If eating into EMC's hardware business isn't enough, it might also pull the rug out from Oracle's dominance of the relational database management (RDBMS) market. Those who use Oracle or other large database and data warehousing solutions from the likes of IBM, Teradata and SAP face a licensing scheme that adds costs based upon the volume of data being stored and analyzed. The continuing explosion of data generation means that the expense of using these solutions is forcing users to look at alternative approaches.
Take the case of a gaming company that had been using Oracle for many years. Once traffic reached the 100 million to 1 billion impressions per day range, Oracle hit the wall. Even with licensing costs spiraling higher, the RDBMS could only analyze four days of information at a time.
"Given Oracle is trying to corner the market, if Hadoop can get some attention and articulate its story and where they fit, the sky is the limit," said Greg Schulz, an analyst with StorageIO Group.
Part of the reason for the excitement is the massive expansion of unstructured data in recent years, such as blogs, Web pages, email, Word documents, audio, video and texting. Databases like Oracle are designed for structured data. They work well for online transactional processing (OLTP) and online analytical processing (OLAP), which address large quantities of structured data. The design of Hadoop essentially fills in the gaps left by traditional database and business intelligence (BI) tools by enabling rapid consolidation and analysis of structured and unstructured data.
Hadoop's File SystemHadoop itself has two main elements.
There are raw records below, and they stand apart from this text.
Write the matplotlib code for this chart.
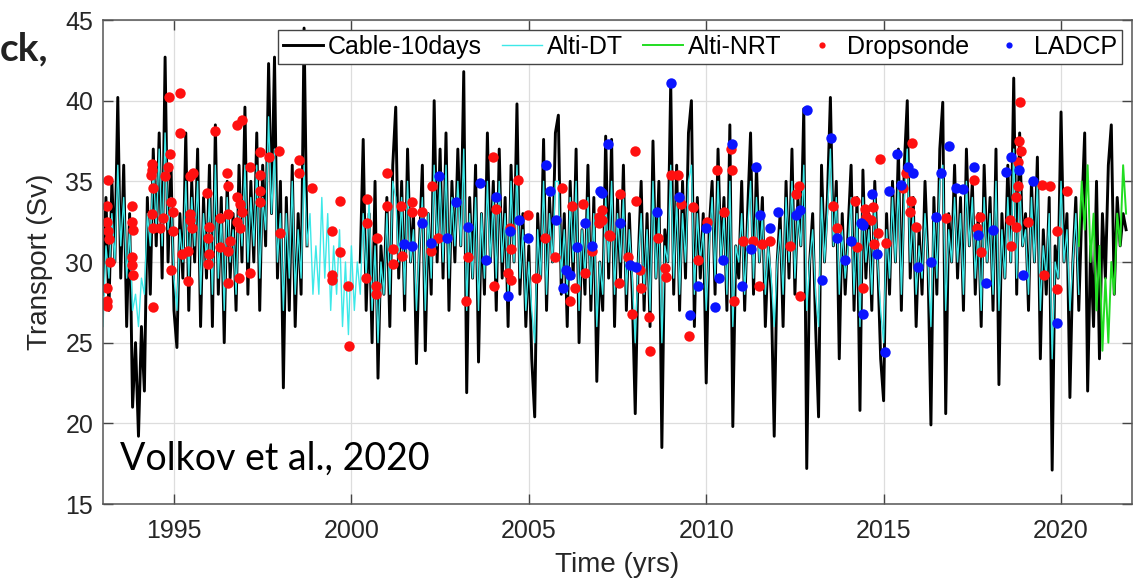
import numpy as np
import matplotlib
matplotlib.use("Agg")
import matplotlib.pyplot as plt

plt.rcParams['font.family'] = ['Liberation Sans', 'DejaVu Sans']

# --- cable transport, ~monthly samples (Sv) ---
cable_start_1 = 1993.0
cable_1 = [28, 34, 27, 35, 30, 40.2, 29, 36, 26, 33, 21, 25,          # 1993
           19.2, 26, 22, 34, 28, 37, 31, 38, 29, 42.7, 30, 36,        # 1994
           27, 24.7, 33, 29, 38, 27, 35, 30, 37, 26, 34, 29,          # 1995
           36, 26, 38.5, 28, 34, 25, 35, 29, 33, 27, 36, 30,          # 1996
           39.6, 28, 35, 30, 38, 27, 36, 31, 42.3, 33, 42.7, 29,      # 1997
           35, 22.2, 34, 27, 36, 26, 33, 28, 44.5, 31]                # 1998

cable_start_2 = 2000.25
cable_2 = [30, 37.6, 27, 33, 25, 35, 22.8, 31, 28,                    # 2000
           34, 26, 36, 39.6, 29, 35, 27, 37, 30, 33, 23.7, 31,        # 2001
           36, 24.5, 33, 28, 40, 30, 37, 29, 38, 27, 35, 30,          # 2002
           37, 31, 41.8, 21.9, 34, 29, 36, 23.8, 33, 28, 38, 30,      # 2003
           35, 27, 37, 29, 34, 26, 36, 30, 39.8, 28, 33, 26,          # 2004
           31, 24, 20.4, 33, 29, 37.6, 27, 34, 30, 38, 39.1, 28,      # 2005
           33, 26, 35, 29, 37, 25, 32, 28, 36, 27, 34, 22.6,          # 2006
           30, 27, 37.8, 29, 37.6, 26, 34, 29, 36, 27, 33, 28,        # 2007
           20.6, 30, 35, 27, 33, 26, 37.5, 29, 35, 18.5, 32, 30,      # 2008
           41.1, 28, 36, 27, 35, 29, 38, 40, 26, 34, 29, 33,          # 2009
           22.5, 32, 35, 28, 37, 30, 34, 27, 38.5, 19.8, 31, 29,      # 2010
           35, 27, 33, 38, 28, 36, 30, 34, 26, 31, 28, 19.2,          # 2011
           30, 33, 26, 35, 29, 37, 28, 34, 31, 39.5, 17.2, 30,        # 2012
           33, 26, 20.4, 36, 30, 34, 40.2, 31, 35, 24, 33, 28,        # 2013
           32, 36, 27, 34, 20.8, 35.7, 29, 33, 27, 35, 30, 24,        # 2014
           21.4, 33, 28, 35, 30, 37, 27, 36, 40, 29, 34, 26,          # 2015
           32, 28, 35, 30, 19.9, 34, 28, 37, 39.9, 20.6, 33, 30,      # 2016
           36, 29, 34, 27, 37, 31, 35, 28, 33, 26, 36, 30,            # 2017
           34, 27, 37, 22.4, 33, 29, 36, 30, 41.4, 28, 38, 31,        # 2018
           33, 27, 35, 30, 36.5, 24, 32, 28, 34, 17.1, 31, 29,        # 2019
           39.3, 30, 33, 21.6, 30, 34, 27, 33, 38, 22, 31, 26,        # 2020
           35, 24, 33, 29, 36, 38.5, 28, 34, 31, 33, 32]              # 2021

# --- altimetry (delayed time), monthly ---
alti_dt_start = 1993.0
alti_dt = [26, 31, 29, 33, 30, 36, 31, 34, 29, 32, 27, 28,
           26, 29, 28, 33, 31, 36, 32, 37, 31, 38, 32, 34,
           29, 27, 32, 30, 35, 29, 34, 31, 35, 28, 33, 30,
           34, 28, 36, 29, 33, 27, 34, 30, 32, 28, 34, 31,
           36, 30, 34, 31, 36, 29, 34, 32, 39, 33, 37, 30,
           33, 27, 33, 29, 35, 28, 32, 29, 36, 31, 33, 28,
           31, 28, 34, 29, 33, 27, 31, 28, 32, 26, 30, 25.5,
           31, 27, 30, 28, 33, 29, 34, 27, 31, 25, 30, 28,
           33, 28, 35, 34, 30, 34, 28, 35, 30, 32, 27, 31,
           34, 27, 33, 29, 36, 31, 35, 30, 36, 29, 34, 31,
           35, 31, 37, 27, 33, 29, 34, 27, 33, 29, 35, 30,
           34, 29, 35, 30, 33, 28, 35, 30, 36, 29, 32, 27,
           30, 27, 25, 32, 29, 35, 28, 33, 30, 35, 35, 29,
           32, 28, 34, 30, 35, 27, 32, 29, 34, 28, 33, 26,
           30, 28, 34, 30, 35, 28, 33, 30, 34, 28, 32, 29,
           25, 30, 33, 28, 32, 27, 35, 29, 33, 25, 31, 30,
           36, 29, 34, 28, 33, 30, 35, 36, 28, 33, 30, 32,
           27, 31, 34, 29, 35, 30, 33, 28, 35, 26, 31, 30,
           33, 28, 32, 35, 29, 34, 30, 33, 28, 31, 29, 26,
           30, 32, 28, 34, 30, 35, 29, 33, 31, 36, 27, 30,
           32, 28, 26, 34, 30, 33, 37, 31, 34, 28, 32, 29,
           31, 34, 28, 33, 26, 34, 30, 32, 28, 34, 30, 27,
           25, 32, 29, 34, 30, 35, 28, 34, 37, 30, 33, 28,
           31, 29, 33, 30, 26, 33, 29, 35, 36, 27, 32, 30,
           34, 30, 33, 28, 35, 31, 34, 29, 32, 27, 34, 30,
           33, 28, 35, 27, 32, 29, 34, 30, 37, 29, 35, 31,
           32, 28, 34, 30, 35, 27, 31, 29, 33, 24, 30, 29,
           35, 30, 32, 27, 30, 33, 28]

# --- altimetry (near real time), monthly ---
alti_nrt_start = 2020.5
alti_nrt = [31, 35, 32, 36, 30, 33, 27, 31, 24.5, 29, 25, 30, 28, 33, 31, 36, 33]

# --- ship sections ---
dropsonde_year = [1993.15, 1993.10, 1993.12, 1993.15, 1993.18, 1993.20, 1993.12, 1993.12, 1993.12,
                  1993.81, 1993.81, 1993.85, 1993.81, 1993.83, 1993.85, 1994.40, 1994.37, 1994.37,
                  1994.34, 1994.40, 1994.37, 1994.42, 1994.60, 1994.70, 1994.75, 1994.84, 1994.89,
                  1994.87, 1995.17, 1995.17, 1994.93, 1994.98, 1994.96, 1994.93, 1995.22, 1995.40,
                  1995.40, 1995.45, 1995.45, 1995.50, 1995.45, 1995.55, 1995.94, 1995.99, 1995.97,
                  1995.99, 1995.97, 1996.15, 1996.30, 1996.30, 1996.53, 1996.53, 1996.50, 1996.53,
                  1996.58, 1996.53, 1996.77, 1996.93, 1996.77, 1996.87, 1996.91, 1996.77, 1996.87,
                  1996.82, 1997.14, 1997.14, 1997.42, 1997.42, 1997.42, 1997.42, 1997.68, 1997.97,
                  1998.00, 1998.53, 1998.53, 1998.88, 1999.68, 1999.44, 1999.69, 1999.44, 1999.44,
                  1999.91, 1999.94,
                  2000.43, 2000.43, 2000.71, 2000.41, 2000.70, 2000.70, 2001.00, 2001.00, 2001.18,
                  2001.16, 2001.41, 2001.44, 2001.70, 2001.70, 2001.98, 2002.26, 2002.23, 2002.44,
                  2003.24, 2003.29, 2003.99, 2004.07, 2004.01, 2004.46, 2004.51, 2004.41, 2004.51,
                  2004.70, 2004.98, 2005.19, 2005.45, 2005.73, 2005.94, 2006.23, 2006.53, 2006.57,
                  2006.16, 2006.30, 2006.99, 2006.99, 2006.78, 2007.25,
                  2007.05, 2007.05, 2007.58, 2007.30, 2007.98, 2008.01, 2007.80, 2008.13, 2007.55,
                  2008.15, 2007.92, 2008.39, 2008.41, 2008.64, 2008.83, 2008.86, 2009.02, 2009.21,
                  2009.30, 2009.63, 2009.77, 2009.52, 2010.02, 2010.30, 2010.49, 2010.71, 2010.74,
                  2010.77, 2011.04, 2011.32, 2011.58, 2011.81, 2011.50, 2012.35, 2012.61, 2012.52,
                  2012.65, 2013.57, 2013.68, 2014.19, 2014.47, 2014.24, 2014.42, 2014.49,
                  2014.90, 2014.70, 2014.65, 2014.84, 2014.72, 2015.08, 2015.81, 2015.55, 2015.64,
                  2015.78, 2015.73, 2015.90, 2016.76, 2017.56, 2017.72, 2017.62, 2017.75, 2018.60,
                  2018.55, 2018.72, 2018.74, 2018.78, 2018.83, 2018.81, 2018.88, 2018.78, 2019.06,
                  2019.47, 2019.68, 2019.53, 2019.88, 2019.88, 2020.17]
dropsonde_sv = [35.1, 33.5, 32.5, 31.9, 31.4, 30.0, 28.4, 27.6, 27.3,
                33.5, 32.5, 32.0, 30.3, 29.8, 29.2, 27.2, 36.1, 35.7,
                35.4, 34.6, 33.0, 32.1, 32.1, 32.7, 35.3, 35.9, 36.7,
                40.2, 40.5, 38.0, 33.7, 33.1, 31.9, 29.5, 30.5, 30.7,
                28.8, 33.0, 32.6, 32.1, 35.3, 35.5, 34.3, 32.2, 31.5,
                30.5, 29.9, 38.1, 32.7, 30.9, 30.7, 33.0, 35.5, 34.7,
                31.3, 28.7, 38.5, 38.8, 34.0, 33.6, 33.1, 32.5, 32.1,
                29.0, 29.3, 35.9, 36.8, 35.4, 34.4, 33.7, 36.5, 36.9,
                31.8, 36.3, 35.5, 34.6, 33.8, 31.9, 30.6, 29.2, 28.9,
                28.5, 24.8,
                33.9, 32.4, 31.5, 29.0, 28.5, 28.0, 35.5, 33.5, 30.8,
                29.9, 33.5, 30.4, 33.7, 33.1, 33.1, 34.7, 30.7, 31.5,
                27.6, 30.3, 36.5, 33.3, 28.5, 32.1, 30.8, 29.3, 28.9,
                35.1, 32.9, 29.0, 31.5, 30.3, 34.6, 33.5, 33.6, 29.3,
                27.6, 28.4, 32.8, 32.4, 30.7, 31.7,
                33.2, 32.6, 34.2, 31.6, 36.9, 33.8, 30.3, 29.5, 28.7,
                28.4, 26.8, 26.6, 24.5, 31.5, 29.6, 29.1, 35.4, 35.4,
                33.6, 33.4, 30.1, 25.4, 32.5, 35.7, 33.1, 37.0, 35.7,
                27.6, 31.3, 31.3, 31.1, 31.3, 28.5, 31.0, 34.7, 34.2,
                27.9, 33.5, 32.1, 33.8, 33.3, 30.9, 28.4, 32.8,
                36.4, 33.4, 32.6, 31.8, 31.1, 31.2, 37.4, 34.6, 35.5,
                33.8, 33.1, 32.2, 32.7, 35.1, 32.8, 32.1, 30.6, 31.0,
                32.6, 32.2, 34.0, 34.7, 39.9, 37.5, 36.9, 36.2, 32.5,
                34.8, 34.7, 29.2, 31.9, 28.3, 34.4]

ladcp_year = [2002.47, 2002.94, 2003.62, 2004.07, 2001.98, 2001.48, 2001.71, 2002.23, 2002.70,
              2003.29, 2003.80, 2004.48, 2004.72, 2004.98, 2005.49, 2005.59, 2005.78, 2004.40,
              2005.97, 2006.05, 2006.16, 2006.35, 2006.57, 2006.78, 2007.00, 2007.23,
              2007.05, 2007.57, 2007.84, 2008.03, 2008.61, 2009.02, 2009.23, 2009.53, 2009.77,
              2009.99, 2010.24, 2010.36, 2010.47, 2010.74, 2011.02, 2011.41, 2011.27, 2011.52,
              2011.81, 2012.02, 2012.52, 2012.63, 2012.84, 2013.27, 2013.53, 2013.68, 2013.90,
              2014.08, 2014.37, 2014.42,
              2014.41, 2014.67, 2015.16, 2015.38, 2015.50, 2015.69, 2015.83, 2014.81, 2015.05,
              2015.97, 2016.34, 2016.48, 2016.62, 2016.84, 2017.04, 2017.23, 2017.56, 2017.65,
              2017.89, 2018.08, 2018.44, 2018.60, 2018.81, 2018.92, 2019.22, 2019.88]
ladcp_sv = [35.3, 33.7, 34.9, 34.0, 32.4, 31.1, 31.0, 31.2, 31.5,
            32.2, 30.1, 31.9, 32.6, 31.5, 36.0, 34.4, 32.6, 27.9,
            28.4, 29.5, 29.2, 30.9, 32.4, 31.0, 34.4, 37.3,
            34.3, 32.4, 29.8, 29.7, 33.1, 41.1, 34.0, 26.7, 28.5,
            32.1, 27.2, 29.0, 30.1, 37.3, 28.5, 35.9, 30.8, 32.9,
            32.1, 33.1, 32.9, 33.2, 39.4, 28.9, 37.7, 31.5, 30.1,
            31.3, 32.4, 26.8,
            32.3, 34.2, 34.4, 36.7, 34.8, 35.9, 35.5, 30.5, 24.4,
            29.7, 30.0, 32.8, 35.5, 37.2, 34.6, 34.5, 35.9, 31.7,
            28.7, 32.0, 35.6, 36.5, 35.7, 29.2, 35.0, 26.2]

x_ticks = [1995, 2000, 2005, 2010, 2015, 2020]
y_ticks = [15, 20, 25, 30, 35, 40, 45]


def monthly(start, vals):
    return start + np.arange(len(vals)) / 12.0


fig = plt.figure(figsize=(11.43, 5.8), dpi=100)
ax = fig.add_axes([103 / 1143, 76 / 580, 1029 / 1143, 484 / 580])

ax.plot(monthly(cable_start_1, cable_1), cable_1, color='black', lw=2.1, label='Cable-10days')
ax.plot(monthly(cable_start_2, cable_2), cable_2, color='black', lw=2.1)
ax.plot(monthly(alti_dt_start, alti_dt), alti_dt, color='#3de8e8', lw=1.0, label='Alti-DT')
ax.plot(monthly(alti_nrt_start, alti_nrt), alti_nrt, color='#22dd22', lw=1.4, label='Alti-NRT')
ax.plot(dropsonde_year, dropsonde_sv, 'o', color='#ff1010', ms=7.5, mec='none', label='Dropsonde')
ax.plot(ladcp_year, ladcp_sv, 'o', color='#0a14ff', ms=7.5, mec='none', label='LADCP')

ax.set_xlim(1993, 2022)
ax.set_ylim(15, 45)
ax.set_xticks(x_ticks)
ax.set_yticks(y_ticks)
ax.grid(True, color='#dddddd', lw=0.9)
ax.set_axisbelow(True)
ax.tick_params(direction='in', length=7, width=1, color='#444444', top=True, right=True,
               labelsize=18, labelcolor='#262626')
ax.tick_params(axis='x', pad=11)
ax.tick_params(axis='y', pad=7)
for s in ax.spines.values():
    s.set_color('#555555')
    s.set_linewidth(1.1)

ax.set_xlabel('Time (yrs)', fontsize=20, color='#262626', labelpad=6)
ax.set_ylabel('Transport (Sv)', fontsize=20, color='#262626', labelpad=9)

leg = ax.legend(loc='upper right', ncol=5, fontsize=18, frameon=True, fancybox=False,
                handlelength=1.6, handletextpad=0.2, columnspacing=0.8, borderpad=0.2,
                borderaxespad=0.4, markerscale=0.6)
leg.get_frame().set_edgecolor('#444444')
leg.get_frame().set_linewidth(1.0)
leg.get_frame().set_alpha(1)

ax.text(0.017, 0.07, 'Volkov et al., 2020', transform=ax.transAxes, fontsize=27,
        family='Lato', color='black', va='baseline')
fig.text(0.0, 0.895, 'ck,', fontsize=28, family='Lato', weight='bold', color='#222222')

fig.savefig('out.png', dpi=100)
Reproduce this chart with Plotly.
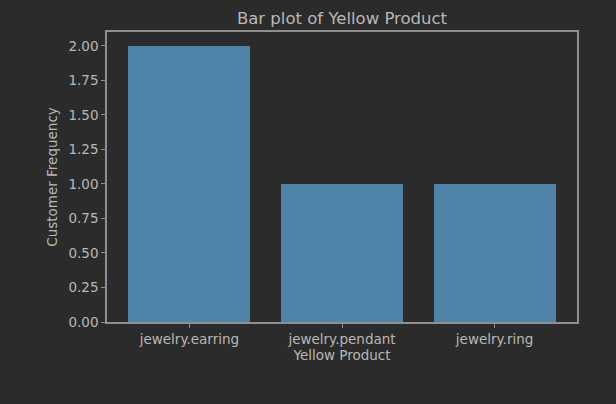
import plotly.graph_objects as go

products = ["jewelry.earring", "jewelry.pendant", "jewelry.ring"]
product_labels = ["jewelry.earring", "jewelry.pendant", "jewelry.ring"]
frequency = [2, 1, 1]
y_ticks = [0.0, 0.25, 0.5, 0.75, 1.0, 1.25, 1.5, 1.75, 2.0]

bg = "#2b2b2b"
txt = "#b8b8b8"
axis_col = "#8f8f8f"

fig = go.Figure()

fig.add_trace(go.Bar(
    x=list(range(len(products))),
    y=frequency,
    width=0.8,
    marker=dict(color="#5083a8", line=dict(width=0)),
))

fig.update_layout(
    title=dict(text="Bar plot of Yellow Product", x=0.5, xref="paper", xanchor="center",
               y=1 - 18 / 404, yref="container", yanchor="middle",
               font=dict(size=16.5, color=txt, family="DejaVu Sans")),
    paper_bgcolor=bg,
    plot_bgcolor=bg,
    font=dict(family="DejaVu Sans", size=13.5, color=txt),
    width=616,
    height=404,
    margin=dict(l=107, r=39, t=32, b=82),
    showlegend=False,
    bargap=0,
)

fig.update_xaxes(
    range=[-0.54, 2.54],
    tickmode="array",
    tickvals=list(range(len(products))),
    ticktext=product_labels,
    showgrid=False,
    zeroline=False,
    showline=True,
    mirror=True,
    linecolor=axis_col,
    linewidth=1.5,
    ticks="outside",
    ticklen=4,
    tickcolor=axis_col,
    tickfont=dict(size=13.5, color=txt),
    title=dict(text="Yellow Product", font=dict(size=13.5, color=txt), standoff=2),
)

fig.update_yaxes(
    range=[0, 2.1],
    tickmode="array",
    tickvals=y_ticks,
    ticktext=["%.2f" % v for v in y_ticks],
    showgrid=False,
    zeroline=False,
    showline=True,
    mirror=True,
    linecolor=axis_col,
    linewidth=1.5,
    ticks="outside",
    ticklen=4,
    tickcolor=axis_col,
    tickfont=dict(size=13.5, color=txt),
    title=dict(text="Customer Frequency", font=dict(size=13.5, color=txt), standoff=8),
)

# drop the page margin so the figure fills the window
fig.write_html("out.html", config={"displayModeBar": False},
               post_script="document.body.style.margin='0';document.body.style.background='#2b2b2b';")
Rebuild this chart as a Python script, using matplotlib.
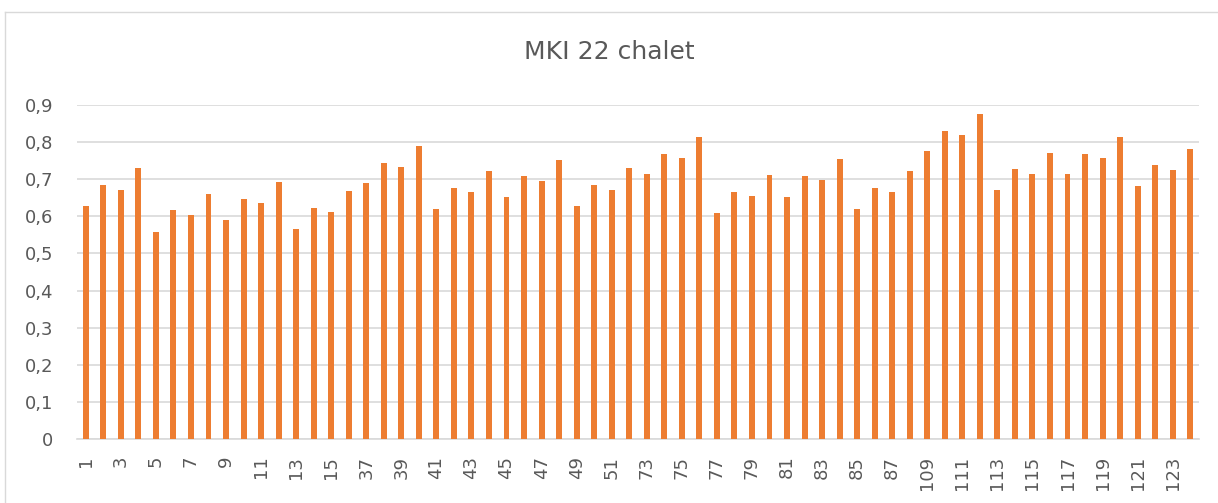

The Hadoop Distributed File System (HDFS) handles distribution and redundancy of files and enables logical files that far exceed the size of any one data storage device. So HDFS allows you to store a file of many terabytes on a collection of commodity drives. Servers can be added or subtracted rapidly as loads dictate. And the file system is happy to take a mix of servers from different vendors.
"HDFS is designed for commodity hardware, anywhere from five to 10,000 nodes," said Dixon. "It is written in Java, so there are multiple levels of abstraction above the physical storage layer."
This means Hadoop sits above the storage networking hardware and software, the operating system and traditional file systems. Dixon said that if there is support in Java for any given file system, Hadoop will support it.
The other element of Hadoop, MapReduce, takes care of the parallel data processing functions. This element differentiates Hadoop from other distributed file systems in that it isn't just a passive storage system, it is active in the sense that it can both store and process data.
"MapReduce is the Hadoop job execution system," said Amr Awadallah, co-founder and CTO of Cloudera, a provider of Hadoop software and services. "It can run on other distributed file systems, but it works best with HDFS, as it is more tightly integrated with it — there are a lot of cross-optimizations for achieving data locality and fault-tolerance."